What is the overhead of a context- switch ?

Context Switching refers to the process by which a computer operating system switches the execution environment between different processes or threads in a multitasking environment. Context switching overhead typically involves several aspects:

1. Time Overhead: Context switching typically involves saving the state of the current task and loading the state of a new task, which includes saving and restoring critical information such as register states, program counters, and memory mappings. This process consumes CPU time, with the exact duration depending on the operating system's implementation and hardware support. Typically, context switching takes between a few microseconds and tens of microseconds.

2. Resource Overhead: During context switching, the operating system requires a certain amount of memory to store the state information of various tasks. Additionally, frequent context switching may increase the cache miss rate, as each switch may require reloading new task data into the cache, thereby reducing cache efficiency.

3. Performance Impact: Frequent context switching can significantly impact overall system performance by reducing the time the CPU spends executing actual work.

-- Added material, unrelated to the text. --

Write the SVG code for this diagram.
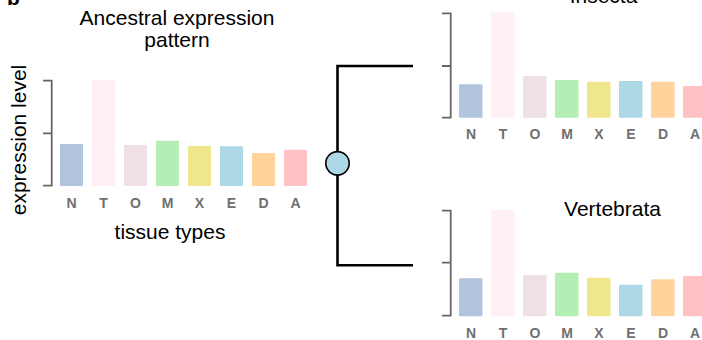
<svg xmlns="http://www.w3.org/2000/svg" width="702" height="340" viewBox="0 0 702 340">
<style>
  .t { font-family: "Liberation Sans", Arial, sans-serif; fill: #000; }
  .title { font-size: 21px; text-anchor: middle; }
  .lab { font-family: "Liberation Sans", Arial, sans-serif; font-size: 14px; font-weight: bold; fill: #707070; text-anchor: middle; }
  .axis { fill: none; stroke: #666; stroke-width: 1.8; }
  .conn { fill: none; stroke: #000; stroke-width: 2.6; }
  .N { fill: #B0C4DE; } .T { fill: #FFF0F5; } .O { fill: #EEE0E5; } .M { fill: #B4EEB4; }
  .X { fill: #F0E68C; } .E { fill: #ADD8E6; } .D { fill: #FFD39B; } .A { fill: #FFC1C1; }
</style>
<text class="t" x="7" y="5" font-size="21" font-weight="bold">b</text>

<g id="ancestral">
  <text class="t title" x="177" y="25">Ancestral expression</text>
  <text class="t title" x="177" y="47">pattern</text>
  <text class="t title" transform="translate(26,140) rotate(-90)">expression level</text>
  <path class="axis" d="M43,80.7 H51.7 V185.7 H43 M43,133.3 H51.7"/>
  <rect class="N" x="60" y="144" width="23" height="42" rx="1"/>
  <rect class="T" x="92" y="80.3" width="23" height="105.7" rx="1"/>
  <rect class="O" x="124" y="145" width="23" height="41" rx="1"/>
  <rect class="M" x="156" y="140.7" width="23" height="45.3" rx="1"/>
  <rect class="X" x="188" y="146" width="23" height="40" rx="1"/>
  <rect class="E" x="220" y="146.3" width="23" height="39.7" rx="1"/>
  <rect class="D" x="252" y="153" width="23" height="33" rx="1"/>
  <rect class="A" x="284" y="149.7" width="23" height="36.3" rx="1"/>
  <g class="lab">
    <text x="71.5" y="208">N</text><text x="103.5" y="208">T</text><text x="135.5" y="208">O</text><text x="167.5" y="208">M</text>
    <text x="199.5" y="208">X</text><text x="231.5" y="208">E</text><text x="263.5" y="208">D</text><text x="295.5" y="208">A</text>
  </g>
  <text class="t title" x="170" y="239">tissue types</text>
</g>

<g id="insecta">
  <text class="t title" x="603.5" y="3">Insecta</text>
  <path class="axis" d="M442,13.3 H450.7 V117.7 H442 M442,66 H450.7"/>
  <rect class="N" x="459" y="84.3" width="23.5" height="33.4" rx="1"/>
  <rect class="T" x="491" y="12.3" width="23.5" height="105.4" rx="1"/>
  <rect class="O" x="523" y="76" width="23.5" height="41.7" rx="1"/>
  <rect class="M" x="555" y="80" width="23.5" height="37.7" rx="1"/>
  <rect class="X" x="587" y="81.7" width="23.5" height="36" rx="1"/>
  <rect class="E" x="619" y="81" width="23.5" height="36.7" rx="1"/>
  <rect class="D" x="651" y="81.7" width="23.5" height="36" rx="1"/>
  <rect class="A" x="683" y="86" width="23.5" height="31.7" rx="1"/>
  <g class="lab">
    <text x="471" y="139">N</text><text x="503" y="139">T</text><text x="535" y="139">O</text><text x="567" y="139">M</text>
    <text x="599" y="139">X</text><text x="631" y="139">E</text><text x="663" y="139">D</text><text x="695" y="139">A</text>
  </g>
</g>

<g id="vertebrata">
  <text class="t title" x="612.5" y="216">Vertebrata</text>
  <path class="axis" d="M442,210.7 H450.7 V315.7 H442 M442,262.7 H450.7"/>
  <rect class="N" x="459" y="278.3" width="23.5" height="38" rx="1"/>
  <rect class="T" x="491" y="210" width="23.5" height="106.3" rx="1"/>
  <rect class="O" x="523" y="275" width="23.5" height="41.3" rx="1"/>
  <rect class="M" x="555" y="272.7" width="23.5" height="43.6" rx="1"/>
  <rect class="X" x="587" y="277.7" width="23.5" height="38.6" rx="1"/>
  <rect class="E" x="619" y="284.7" width="23.5" height="31.6" rx="1"/>
  <rect class="D" x="651" y="279.3" width="23.5" height="37" rx="1"/>
  <rect class="A" x="683" y="276" width="23.5" height="40.3" rx="1"/>
  <g class="lab">
    <text x="471" y="338">N</text><text x="503" y="338">T</text><text x="535" y="338">O</text><text x="567" y="338">M</text>
    <text x="599" y="338">X</text><text x="631" y="338">E</text><text x="663" y="338">D</text><text x="695" y="338">A</text>
  </g>
</g>

<g id="connectors">
  <path class="conn" d="M413,66 H337.5 V265.3 H413"/>
  <circle cx="337.5" cy="163.3" r="11.7" fill="#ADD8E6" stroke="#000" stroke-width="1.6"/>
</g>
</svg>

For example, if a server application handles numerous short-lived connection requests, each request may trigger a context switch, greatly increasing CPU load and affecting the application's response time and throughput.

In reality, context switching overhead represents a significant system performance bottleneck. Understanding and optimizing this overhead is crucial when designing high-performance systems. For instance, in Linux systems, tools like perf can be used to measure context switch counts and their overhead, helping developers identify bottlenecks and optimize performance. Additionally, using coroutines and user-level threads (such as Goroutines in the Go language) can reduce the need for traditional kernel-level thread context switching, thereby lowering overhead.

In conclusion, context switching is an unavoidable aspect of operating system design, but through optimization and reasonable system design, its overhead can be minimized to improve overall system performance.